— Start Source excerpt —
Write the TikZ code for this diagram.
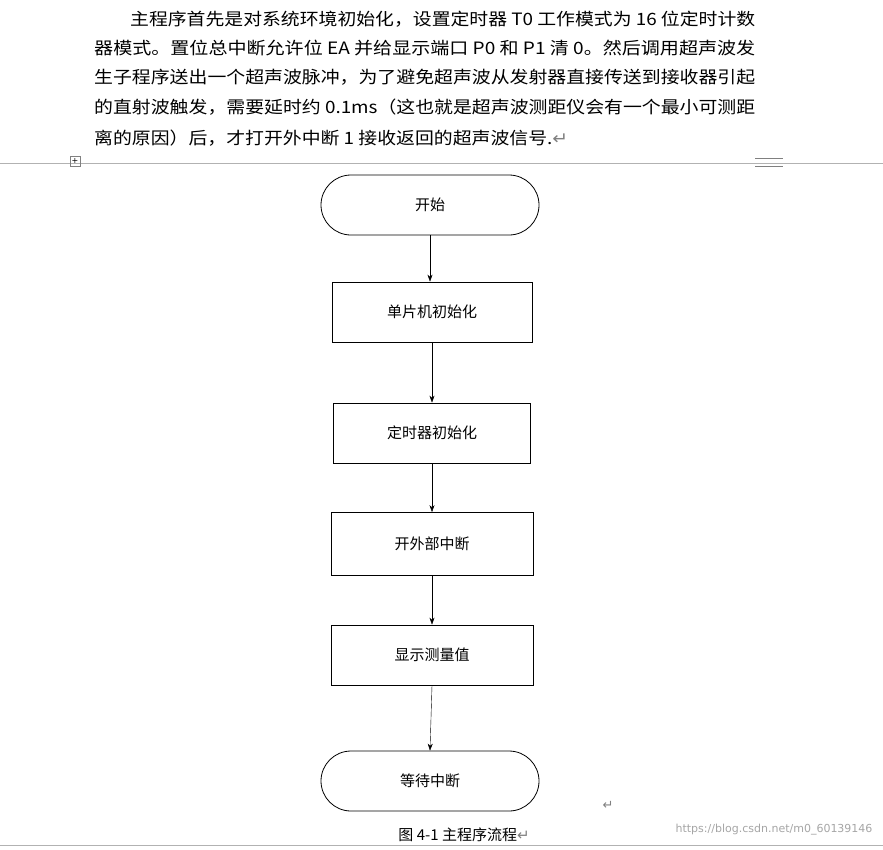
\documentclass[tikz,border=0pt]{standalone}
\usepackage{fontspec}
\usepackage{graphicx}
\setmainfont{Liberation Serif}
\newfontfamily\cjk{Noto Sans CJK SC}
\newfontfamily\dv{DejaVu Sans}
\usetikzlibrary{arrows.meta}
\begin{document}
\begin{tikzpicture}[x=1pt,y=-1pt,
  box/.style={draw,thick,minimum width=200pt,minimum height=60pt,font=\cjk\fontsize{15}{16}\selectfont},
  term/.style={draw,thick,rounded corners=30pt,minimum width=218pt,minimum height=60pt,font=\cjk\fontsize{15}{16}\selectfont},
  arr/.style={-{Stealth[length=7pt,width=5pt]},thin},
  para/.style={anchor=west,inner sep=0pt,font=\cjk\fontsize{17}{18}\selectfont}]
\useasboundingbox (0,0) rectangle (883,849);
\fill[white] (0,0) rectangle (883,849);
\node[para] (l1) at (130,19) {\resizebox{625pt}{\height}{主程序首先是对系统环境初始化，设置定时器 T0 工作模式为 16 位定时计数}};
\node[para] (l2) at (94,48) {\resizebox{661pt}{\height}{器模式。置位总中断允许位 EA 并给显示端口 P0 和 P1 清 0。然后调用超声波发}};
\node[para] (l3) at (94,77) {\resizebox{661pt}{\height}{生子程序送出一个超声波脉冲，为了避免超声波从发射器直接传送到接收器引起}};
\node[para] (l4) at (94,107) {\resizebox{661pt}{\height}{的直射波触发，需要延时约 0.1ms（这也就是超声波测距仪会有一个最小可测距}};
\node[para] (l5) at (94,138) {\resizebox{474pt}{\height}{离的原因）后，才打开外中断 1 接收返回的超声波信号.{\dv\color{gray}↵}}};
\draw[gray!60] (0,163) -- (883,163);
\draw[gray!60] (0,845) -- (883,845);
\node[draw=gray,minimum size=10pt,inner sep=0pt,font=\dv\fontsize{8}{8}\selectfont] (mk) at (75,161) {+};
\draw[gray] (755,158) -- (783,158) (755,166) -- (783,166);
\node[term] (s) at (430,205) {开始};
\node[box] (b1) at (432,312) {单片机初始化};
\node[box,minimum width=197pt] (b2) at (432,433) {定时器初始化};
\node[box,minimum width=202pt,minimum height=63pt] (b3) at (432,544) {开外部中断};
\node[box,minimum width=202pt] (b4) at (432,655) {显示测量值};
\node[term] (e) at (430,781) {等待中断};
\draw[arr] (s) -- (s|-b1.north);
\draw[arr] (b1) -- (b2);
\draw[arr] (b2) -- (b3);
\draw[arr] (b3) -- (b4);
\draw[arr] (b4.south) -- (e.north);
\node[font=\dv\fontsize{13}{13}\selectfont,gray] (rt) at (608,805) {↵};
\node[font=\cjk\fontsize{15}{16}\selectfont] (cap) at (464,835) {图 4-1 主程序流程{\dv\color{gray}↵}};
\node[font=\dv\fontsize{11}{12}\selectfont,gray!70,anchor=east] (wm) at (876,830) {https://blog.csdn.net/m0\_60139146};
\end{tikzpicture}
\end{document}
— End Source excerpt —
- [Exercise description]: Copy every line of the data exactly as written, excluding the pictures.

- [Finished task]:
Write the TikZ code for this diagram.
\documentclass[tikz,border=0pt]{standalone}
\usepackage{fontspec}
\usepackage{graphicx}
\setmainfont{Liberation Serif}
\newfontfamily\cjk{Noto Sans CJK SC}
\newfontfamily\dv{DejaVu Sans}
\usetikzlibrary{arrows.meta}
\begin{document}
\begin{tikzpicture}[x=1pt,y=-1pt,
  box/.style={draw,thick,minimum width=200pt,minimum height=60pt,font=\cjk\fontsize{15}{16}\selectfont},
  term/.style={draw,thick,rounded corners=30pt,minimum width=218pt,minimum height=60pt,font=\cjk\fontsize{15}{16}\selectfont},
  arr/.style={-{Stealth[length=7pt,width=5pt]},thin},
  para/.style={anchor=west,inner sep=0pt,font=\cjk\fontsize{17}{18}\selectfont}]
\useasboundingbox (0,0) rectangle (883,849);
\fill[white] (0,0) rectangle (883,849);
\node[para] (l1) at (130,19) {\resizebox{625pt}{\height}{主程序首先是对系统环境初始化，设置定时器 T0 工作模式为 16 位定时计数}};
\node[para] (l2) at (94,48) {\resizebox{661pt}{\height}{器模式。置位总中断允许位 EA 并给显示端口 P0 和 P1 清 0。然后调用超声波发}};
\node[para] (l3) at (94,77) {\resizebox{661pt}{\height}{生子程序送出一个超声波脉冲，为了避免超声波从发射器直接传送到接收器引起}};
\node[para] (l4) at (94,107) {\resizebox{661pt}{\height}{的直射波触发，需要延时约 0.1ms（这也就是超声波测距仪会有一个最小可测距}};
\node[para] (l5) at (94,138) {\resizebox{474pt}{\height}{离的原因）后，才打开外中断 1 接收返回的超声波信号.{\dv\color{gray}↵}}};
\draw[gray!60] (0,163) -- (883,163);
\draw[gray!60] (0,845) -- (883,845);
\node[draw=gray,minimum size=10pt,inner sep=0pt,font=\dv\fontsize{8}{8}\selectfont] (mk) at (75,161) {+};
\draw[gray] (755,158) -- (783,158) (755,166) -- (783,166);
\node[term] (s) at (430,205) {开始};
\node[box] (b1) at (432,312) {单片机初始化};
\node[box,minimum width=197pt] (b2) at (432,433) {定时器初始化};
\node[box,minimum width=202pt,minimum height=63pt] (b3) at (432,544) {开外部中断};
\node[box,minimum width=202pt] (b4) at (432,655) {显示测量值};
\node[term] (e) at (430,781) {等待中断};
\draw[arr] (s) -- (s|-b1.north);
\draw[arr] (b1) -- (b2);
\draw[arr] (b2) -- (b3);
\draw[arr] (b3) -- (b4);
\draw[arr] (b4.south) -- (e.north);
\node[font=\dv\fontsize{13}{13}\selectfont,gray] (rt) at (608,805) {↵};
\node[font=\cjk\fontsize{15}{16}\selectfont] (cap) at (464,835) {图 4-1 主程序流程{\dv\color{gray}↵}};
\node[font=\dv\fontsize{11}{12}\selectfont,gray!70,anchor=east] (wm) at (876,830) {https://blog.csdn.net/m0\_60139146};
\end{tikzpicture}
\end{document}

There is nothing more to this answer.